Pero resultó esa bohemia un trágico proceso de autodestrucción que se llevó al más allá a muchos de mis compañeros de generación por el excesivo abuso de aquel detonante que desorbitaba la lucidez, también la mermaba, trastea la conclusión. La República que no lograron fundar con las guerrillas de los años sesenta, de clara inspiración cubano castrista, la instalaron llamándola la República del Este en el Bar y Restaurante El Vecchio Molino, en el boulevard de Sabana Grande y allí la muerte los estaba esperando.

Otra película que lo emociona hasta la médula es Vivir, del genial Akira Kurosawa, realizada en 1952. Lo increíble del cine es que una historia construida en Japón tenga eco en Venezuela. Al cierre de la Segunda Guerra Mundial y del apogeo militarista, el cineasta ofrece esta historia protagonizada por un personaje civil, un concejal, un hombre común de pronto desahuciado que decide irse de juerga hasta que le llegue la hora, pero a tiempo enmienda su propio final dándole sentido a su vida, no sólo a lo que queda de ella. Su legado será, cuánta ternura, luchar por la construcción de un parque infantil para su barrio. Lucha con todas sus fuerzas hasta que lo consigue. Ya listo, un día, se sienta en el columpio del fondo, la toma es serena y conmovedora, él, meciéndose, canturreando la canción más triste de la historia del cine, muere.

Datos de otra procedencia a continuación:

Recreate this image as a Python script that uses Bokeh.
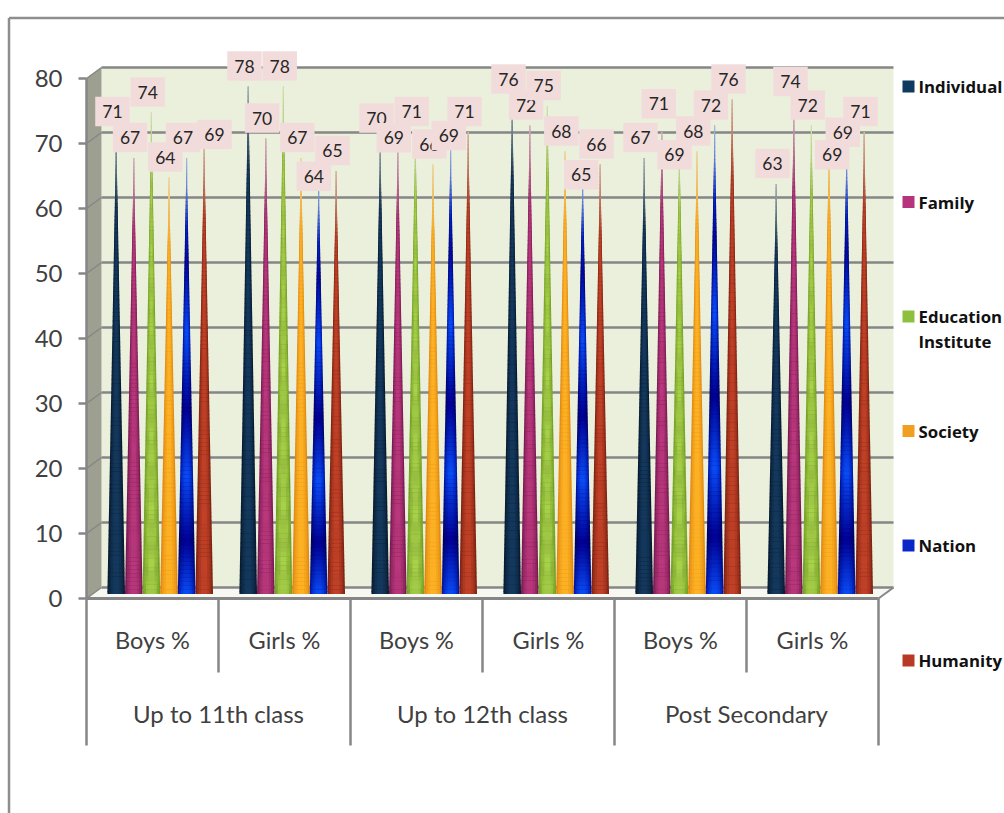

Y sí, la película se llama Vivir, y en esto estamos, y está a tope Rodolfo Izaguirre, alguien con planes, que con su decir histórico, monumental y sabroso repleta salones, e imanta audiencias. Que sortea el descalabro del país con la dignidad de su talla y devolviendo los piropos: Ustedes me han enseñado a vivir, caudal de aplausos. Tan vivo celebra la edad confirmando pasiones, la palabra y el cine, y el encuentro definitivo con la imagen, que, según cuenta, lo termina de atrapar, el séptimo arte, en su lugar de origen, la tierra de Lumiere, husmeando bajo la capa de Drácula. Nunca termina sus estudios de derecho en la Sorbona, cuando los profesores todavía iban con las pelucas de la Revolución Francesa, las que la revolución del Mayo Francés arranca de cuajo. Alucinado con los festivales y las salas de cine de autor, el joven que vería con precocidad las más de 3 horas de Lo que el viento se llevó será incapaz de abandonar la intimidad oscura y luminosa a la vez de las salas parisinas, y todas; no entraría nunca más a clases. Encontraba más vida en las películas, y todavía. Sí lamento que ahora haya más efectos y más películas que nunca, pero menos “cine”. Lo pesca. En la plaza de Chacao, es el que está en primera fila celebrando la proyección de Ladrón de bicicletas, y la ternura de la historia.

No, no es un Bela Lugosi. Es un bello que se la goza.